Edit: Here's a screencap of it happening.
KOM last edited by
What is the speed of your WAN link? Have you put any limits on your exit node's bandwidth? Could it be that when your Tor node is very busy, its sucked up all your outgoing bandwidth?
@KOM My WAN link is 300/40, and it's nowhere near saturated at the time the issue presents. The only thing I see happening is the state table size increasing, and the GW monitor ping increasing. Also my internet is crawling to a stop. I did have traffic shaping in place, with the TOR relay on low prio, however I removed this for trouble shooting reasons. This did not make a difference.
It's not the state table. It's not pfSense. Could be the ISP or some upstream device choking.
If you have gateway monitoring on WAN (the default setting), the system is automatically keeping track of two pings per second in Status > Monitoring.
From there select settings, change the left axis to Quality / WANGW (or the local equivalent).
A good place to start with Options: 8 hours, Resolution: 1 minute.
Another place to check is in Status > System Logs, Gateways.

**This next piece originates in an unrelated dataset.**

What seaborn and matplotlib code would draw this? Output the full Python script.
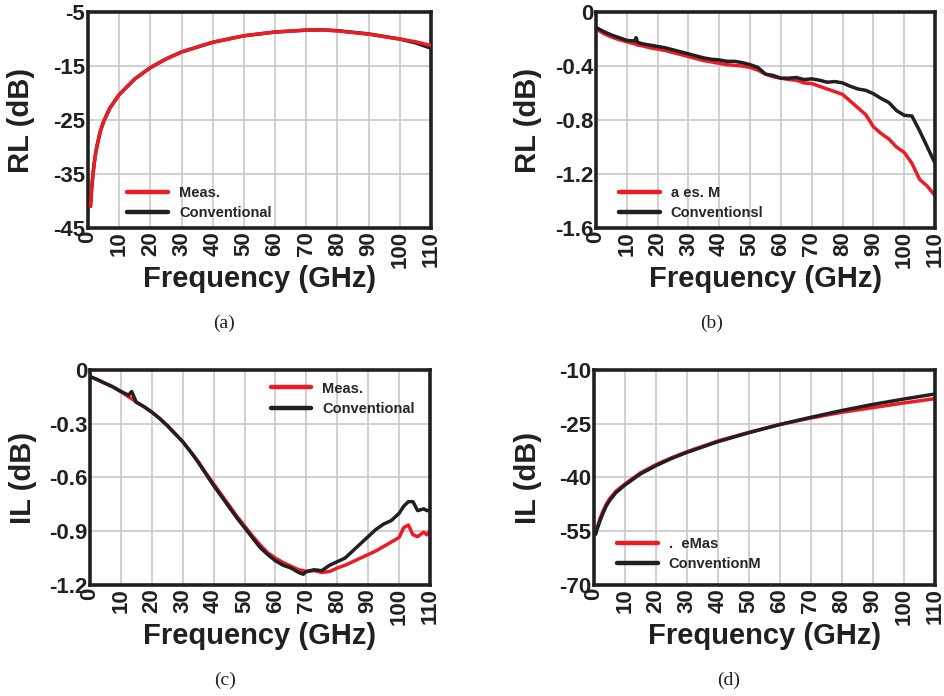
import matplotlib
matplotlib.use("Agg")
import matplotlib.pyplot as plt
import seaborn as sns
import pandas as pd
from matplotlib.lines import Line2D

# ---- (a) return loss ----
a_freq = [0.8, 1.2, 1.6, 2, 2.5, 3, 4, 5, 7, 10, 15, 20, 25, 30, 40, 50, 60, 70, 75, 80, 90, 100, 105, 110]
a_meas = [-41.0, -37.5, -35.0, -33.0, -31.0, -29.5, -27.0, -25.3, -22.8, -20.3, -17.4, -15.3, -13.7,
          -12.4, -10.6, -9.4, -8.7, -8.35, -8.3, -8.5, -9.1, -10.0, -10.5, -11.2]
a_conv = [-41.0, -37.5, -35.0, -33.0, -31.0, -29.5, -27.0, -25.3, -22.8, -20.3, -17.4, -15.3, -13.7,
          -12.4, -10.6, -9.4, -8.7, -8.35, -8.3, -8.45, -9.05, -10.0, -10.7, -11.7]

# ---- (b) ----
b_freq = [0.5, 2.5, 5, 7.5, 10, 12.5, 13, 13.5, 15, 17.5, 20, 22.5, 25, 27.5, 30, 32.5, 35, 37.5, 40,
          42.5, 45, 47.5, 50, 52.5, 55, 57.5, 60, 62.5, 65, 67.5, 70, 72.5, 75, 77.5, 80, 82.5, 85,
          87.5, 90, 92.5, 95, 97.5, 100, 102.5, 105, 107.5, 110]
b_meas = [-0.13, -0.16, -0.185, -0.205, -0.22, -0.235, -0.24, -0.245, -0.25, -0.265, -0.275, -0.285,
          -0.30, -0.315, -0.33, -0.345, -0.36, -0.37, -0.38, -0.39, -0.395, -0.40, -0.41, -0.43,
          -0.46, -0.48, -0.49, -0.50, -0.505, -0.525, -0.53, -0.55, -0.57, -0.59, -0.61, -0.66,
          -0.71, -0.76, -0.85, -0.90, -0.94, -1.00, -1.04, -1.12, -1.24, -1.29, -1.36]
b_conv = [-0.12, -0.145, -0.17, -0.19, -0.21, -0.215, -0.19, -0.225, -0.235, -0.245, -0.255, -0.265,
          -0.28, -0.295, -0.31, -0.325, -0.34, -0.35, -0.355, -0.365, -0.365, -0.375, -0.39, -0.41,
          -0.46, -0.47, -0.49, -0.49, -0.485, -0.50, -0.495, -0.505, -0.52, -0.515, -0.525, -0.55,
          -0.57, -0.58, -0.605, -0.64, -0.67, -0.73, -0.765, -0.77, -0.88, -1.00, -1.12]

# ---- (c) insertion loss ----
c_freq = [0.5, 2.5, 5, 7.5, 10, 12.5, 13.5, 15, 17.5, 20, 22.5, 25, 27.5, 30, 32.5, 35, 37.5, 40,
          42.5, 45, 47.5, 50, 52.5, 55, 57.5, 60, 62.5, 65, 67.5, 69, 70, 72.5, 75, 77.5, 80, 82.5,
          85, 87.5, 90, 92.5, 95, 97.5, 100, 101.5, 103, 104.5, 106, 108, 109, 110]
c_meas = [-0.04, -0.055, -0.075, -0.095, -0.12, -0.15, -0.16, -0.18, -0.205, -0.235, -0.27, -0.31,
          -0.355, -0.40, -0.455, -0.51, -0.575, -0.635, -0.695, -0.755, -0.815, -0.87, -0.925,
          -0.975, -1.02, -1.05, -1.075, -1.095, -1.115, -1.12, -1.125, -1.12, -1.13, -1.125,
          -1.105, -1.09, -1.07, -1.05, -1.03, -1.01, -0.985, -0.96, -0.935, -0.88, -0.865, -0.92,
          -0.93, -0.905, -0.92, -0.895]
c_conv = [-0.04, -0.055, -0.075, -0.095, -0.12, -0.14, -0.12, -0.18, -0.205, -0.235, -0.27, -0.31,
          -0.355, -0.40, -0.455, -0.515, -0.58, -0.645, -0.705, -0.765, -0.825, -0.88, -0.935,
          -0.99, -1.03, -1.065, -1.09, -1.105, -1.13, -1.14, -1.125, -1.115, -1.12, -1.09, -1.07,
          -1.05, -1.01, -0.97, -0.93, -0.89, -0.86, -0.84, -0.80, -0.76, -0.735, -0.735, -0.785,
          -0.775, -0.785, -0.78]

# ---- (d) ----
d_freq = [0.5, 1, 2, 3, 4, 5, 7, 10, 15, 20, 25, 30, 40, 50, 60, 70, 80, 90, 100, 110]
d_meas = [-55.6, -54.0, -51.3, -49.2, -47.4, -46.0, -43.9, -41.8, -38.7, -36.4, -34.5, -32.8,
          -29.8, -27.4, -25.2, -23.4, -21.8, -20.5, -19.2, -18.0]
d_conv = [-55.9, -54.5, -52.0, -49.8, -47.9, -46.5, -44.3, -42.1, -39.0, -36.7, -34.7, -33.0,
          -30.0, -27.5, -25.2, -23.2, -21.3, -19.6, -18.1, -16.7]

x_ticks = list(range(0, 111, 10))
a_yticks = [-45, -35, -25, -15, -5]
b_yticks = [-1.6, -1.2, -0.8, -0.4, 0]
b_yticklabels = ["-1.6", "-1.2", "-0.8", "-0.4", "0"]
c_yticks = [-1.2, -0.9, -0.6, -0.3, 0]
c_yticklabels = ["-1.2", "-0.9", "-0.6", "-0.3", "0"]
d_yticks = [-70, -55, -40, -25, -10]

panels = [
    dict(freq=a_freq, meas=a_meas, conv=a_conv, yticks=a_yticks, ylabels=[str(v) for v in a_yticks],
         ylabel="RL (dB)", caption="(a)", labels=("Meas.", "Conventional"), red_top=True,
         rect=[0.0932, 0.6724, 0.3633, 0.3103], legend_loc=(0.085, -0.01), ylab_x=-0.155,
         cap_xy=(224, 323)),
    dict(freq=b_freq, meas=b_meas, conv=b_conv, yticks=b_yticks, ylabels=b_yticklabels,
         ylabel="RL (dB)", caption="(b)", labels=("a es. M", "Conventionsl"), red_top=False,
         rect=[0.6314, 0.6724, 0.3591, 0.3103], legend_loc=(0.037, -0.01), ylab_x=-0.16,
         cap_xy=(712, 323)),
    dict(freq=c_freq, meas=c_meas, conv=c_conv, yticks=c_yticks, ylabels=c_yticklabels,
         ylabel="IL (dB)", caption="(c)", labels=("Meas.", "Conventional"), red_top=False,
         rect=[0.0953, 0.1595, 0.3602, 0.3089], legend_loc=(0.501, 0.74), ylab_x=-0.156,
         cap_xy=(225, 680)),
    dict(freq=d_freq, meas=d_meas, conv=d_conv, yticks=d_yticks, ylabels=[str(v) for v in d_yticks],
         ylabel="IL (dB)", caption="(d)", labels=(".  eMas", "ConventionM"), red_top=False,
         rect=[0.6292, 0.1595, 0.3612, 0.3089], legend_loc=(0.037, 0.018), ylab_x=-0.152,
         cap_xy=(729, 680)),
]

sns.set_theme(style="whitegrid")
plt.rcParams["font.family"] = ["Liberation Sans", "DejaVu Sans"]

RED = "#ec1c24"
BLACK = "#231f20"
W, H = 944, 696

fig = plt.figure(figsize=(W / 100, H / 100), dpi=100)
fig.patch.set_facecolor("white")

for p in panels:
    ax = fig.add_axes(p["rect"])
    ax.set_facecolor("white")
    df = pd.DataFrame({"f": p["freq"], "meas": p["meas"], "conv": p["conv"]})
    order = [("conv", BLACK, 2), ("meas", RED, 3)] if p["red_top"] else [("meas", RED, 2), ("conv", BLACK, 3)]
    for col, colr, z in order:
        sns.lineplot(data=df, x="f", y=col, ax=ax, color=colr, linewidth=2.5, zorder=z)
    ax.set_xlim(0, 110)
    ax.set_ylim(p["yticks"][0], p["yticks"][-1])
    ax.set_xticks(x_ticks)
    ax.set_xticklabels([str(t) for t in x_ticks], rotation=90, fontsize=16, fontweight="bold")
    ax.set_yticks(p["yticks"])
    ax.set_yticklabels(p["ylabels"], fontsize=16, fontweight="bold")
    ax.tick_params(axis="both", which="both", length=0, pad=2, colors="#231f20")
    ax.grid(True, color="#c8c8c8", linewidth=1.2)
    for s in ax.spines.values():
        s.set_visible(True)
        s.set_color("#231f20")
        s.set_linewidth(2.6)
    ax.set_xlabel("Frequency (GHz)", fontsize=21, fontweight="bold", color="#231f20")
    ax.xaxis.set_label_coords(0.5, -0.172)
    ax.set_ylabel(p["ylabel"], fontsize=21, fontweight="bold", color="#231f20")
    ax.yaxis.set_label_coords(p["ylab_x"], 0.5)
    handles = [Line2D([], [], color=RED, linewidth=3.2), Line2D([], [], color=BLACK, linewidth=3.2)]
    ax.legend(handles, list(p["labels"]), loc="lower left", bbox_to_anchor=p["legend_loc"],
              frameon=False, handlelength=2.8, prop={"weight": "bold", "size": 10.5},
              labelspacing=0.42, borderpad=0.2, handletextpad=0.75)
    cx, cy = p["cap_xy"]
    fig.text(cx / W, 1 - cy / H, p["caption"], ha="center", va="center",
             fontsize=14, family="Liberation Serif", color="#231f20")

fig.savefig("out.png", dpi=100, facecolor="white")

Any events there with "Alarm" in them are times when the ping monitor had excessive loss or latency.
A failure will look something like this: Jan 7 15:05:31 dpinger WANGW 126.96.36.199: Alarm latency 0us stddev 0us loss 100%
Lines like this are just the dpinger process starting or reloading and are normal:
dpinger send_interval 500ms loss_interval 2000ms time_period 60000ms report_interval 0ms data_len 0 alert_interval 1000ms latency_alarm 500ms loss_alarm 20% dest_addr 188.8.131.52 bind_addr 184.108.40.206 identifier "DSLGW"
Sometimes it is beneficial to change your monitoring address to something further out. In that example you can see that I am monitoring a google DNS server there. In general, monitoring the ISP gateway is fine if it reliably responds to pings. Changes to the monitor IP address can be made in System > Routing and editing the appropriate gateway.
@Derelict I do get these errors:
GW_WAN 94.x.x.x: Alarm latency 413201us stddev 500917us loss 21%
GW_WAN 94.x.x.x: Alarm latency 506484us stddev 528399us loss 29%
I know the GW pinger is not definite in showing issues, however I experience issues when this is happening in the form of web pages not loading and timing out.
And by upstream device chocking, do you mean chocking on the amount of connections?
I pay a lot of money to my ISP to have a 'business' grade connection, with an SLA and everything. If it's on their side, I need something to prove it. Last time I called them they said to test it without the router directly on the modem, and add devices one by one to see when the issues start. That's how I found out about the TOR relay. However, I would like to keep the relay running. My ISP further said that everything on their end is good and that it must be my network/router/whatever.
I will make the changes you suggested and monitor it. For now, here is a screencap of when it's happening if it's any help:
And a screenshot of the 8hour/1minute quality graph:
Is it actually a TOR exit node or a relay? If it's an exit node it seems very likely your IP is being flagged as such.
Are you running that on a separate VIP? What happens if you change the VIP it's running on?
@stephenw10 Thanks for your reply.
It's a TOR exit node, and it has it's own vip with the proper rdns configuration. My 'normal' traffic as webbrowsing and such, goes through the default WAN ip, which is different.
The problems still persist with the monitoring ip being 220.127.116.11 as suggested by @Derelict. I have tried to turn off all HW acceleration, updated TOR to the latest stable version, put on a traffic shaper by the means of the wizard, swapped out all cables, but nothing seems to help. The only way to get a stable connection, is turning off the TOR relay, which I really want to prevent.
It is something upstream, unfortunately. I don't see anything that should be causing that on the firewall.
There is nothing in pfSense that will delay the return of an echo reply from the outside.
If you want to definitively prove it is not pfSense, put a small, managed switch between the pfSense WAN port and the ISP. Set up a packet capture of the ISP port and look at the pings. If you see the echo request go out and there is a delay in its return, pfSense is not involved there at all. Take that capture to the ISP and see what they have to say for themselves.
It doesn't look to be much in bandwidth terms but maybe that is all tiny packets, a SYN flood out of TOR perhaps? You might check the traffic PPS graphs. Though I would expect the state table to fill more if that was the case.
@Derelict Thanks so much for the tip, I still have my old edgerouter lying around, I'll set it up as you said and see what happens.
@stephenw10 I checked the graphs, and it seems that the pps actually seem to dip before the ping spike, strange.